According to ONICL, the Finance and Agriculture Ministries have already approved the import scheme noting that the subsidy details will be published in a separate note.
The move comes after Morocco’s market watchdog for grains revised grain subsidies for imported wheat in a bid to incentivize wheat importers to turn to cost-efficient grain suppliers.
In June, ONICL released a circular providing that the subsidy program will support importers monthly covering the difference between the cost of wheat and the reference import price of MAD 270 (US$27) per quintal.

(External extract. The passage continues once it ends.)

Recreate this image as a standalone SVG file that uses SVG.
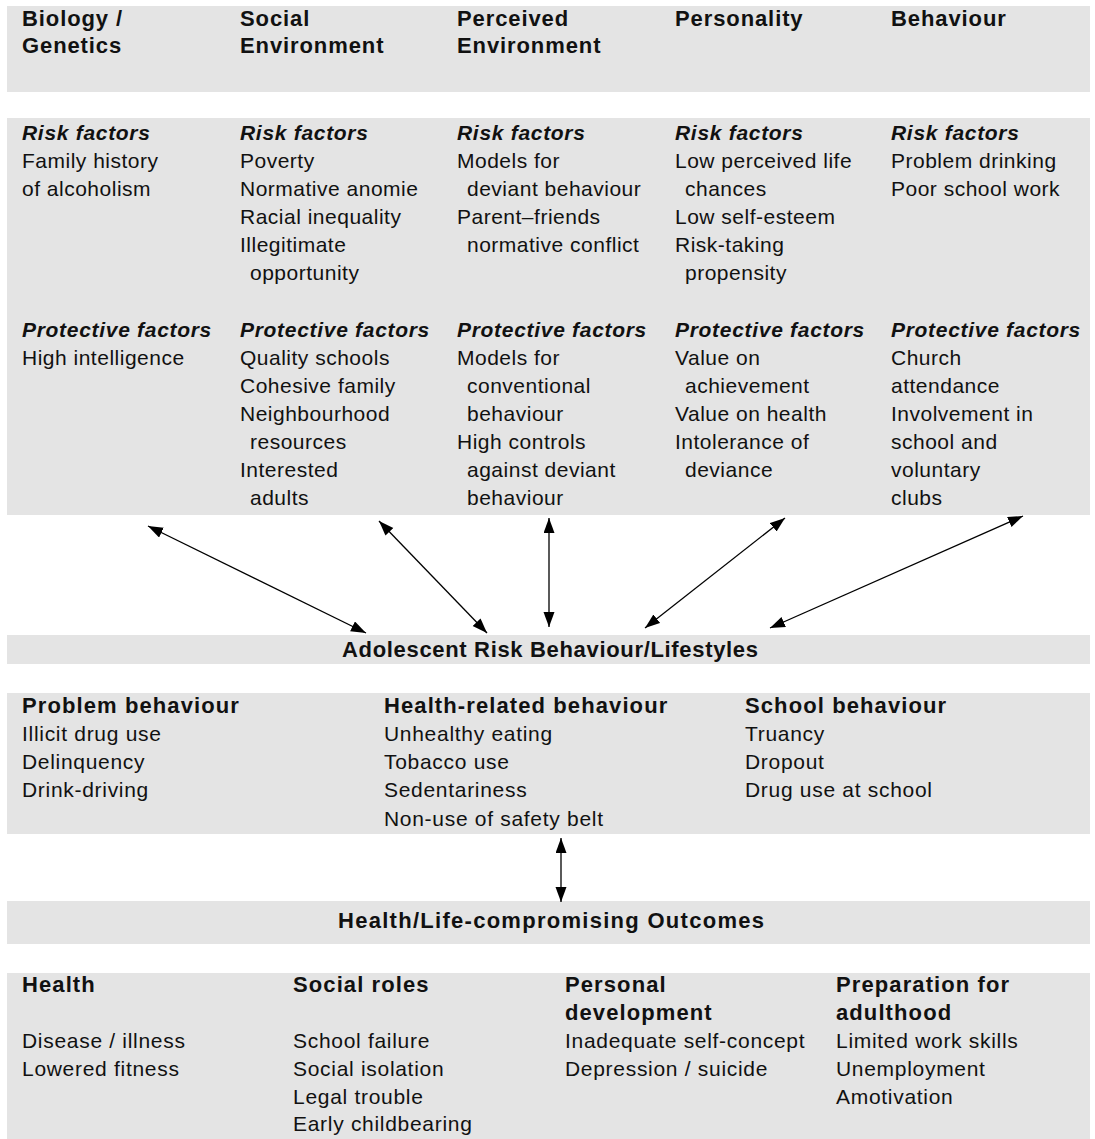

According to the circular, between July 1 and September 30, 2023, subsidies will be granted to facilitate the import of considerate quantities of milling wheat, which can reach up to 2.5 million metric tons.
For wheat traders, the move was an attempt to facilitate imports of cheaper Black Sea grain, though nearer western European suppliers led by France have a shipping advantage.
Some pointed out that Western European suppliers, notably France, have a geographical advantage in terms of proximity, which could, however, influence their choices.
The policy change came as Morocco is recovering from last year’s severe drought which directly affected agricultural production.
In the 2022-2023 agricultural season, Morocco announced a cereal production of 55.1 million quintals – which was a significant increase of 61.8% compared to the previous season.
To address the situation, Morocco set raft measures expected to provide a much-needed boost to Morocco’s agricultural industry, safeguarding food security and strengthening the economy.
In addition, the country announced changes to its wheat import subsidies to encourage companies to bring more wheat pouches from other markets.
Recently, the National Federation of Mills President, Moulay Abdelkader Alaoui said that the reopening of doors for imports from Russia will contribute to boosting Morocco’s position as diversifying its sources in terms of wheat imports.
In September, Russian ambassador to Morocco Vladimir Baibakov stressed that Russia is ready to supply the North African country with wheat at reasonable prices.
Baibakov stressed that the two countries “buy goods that are most demanded on their markets from each other.”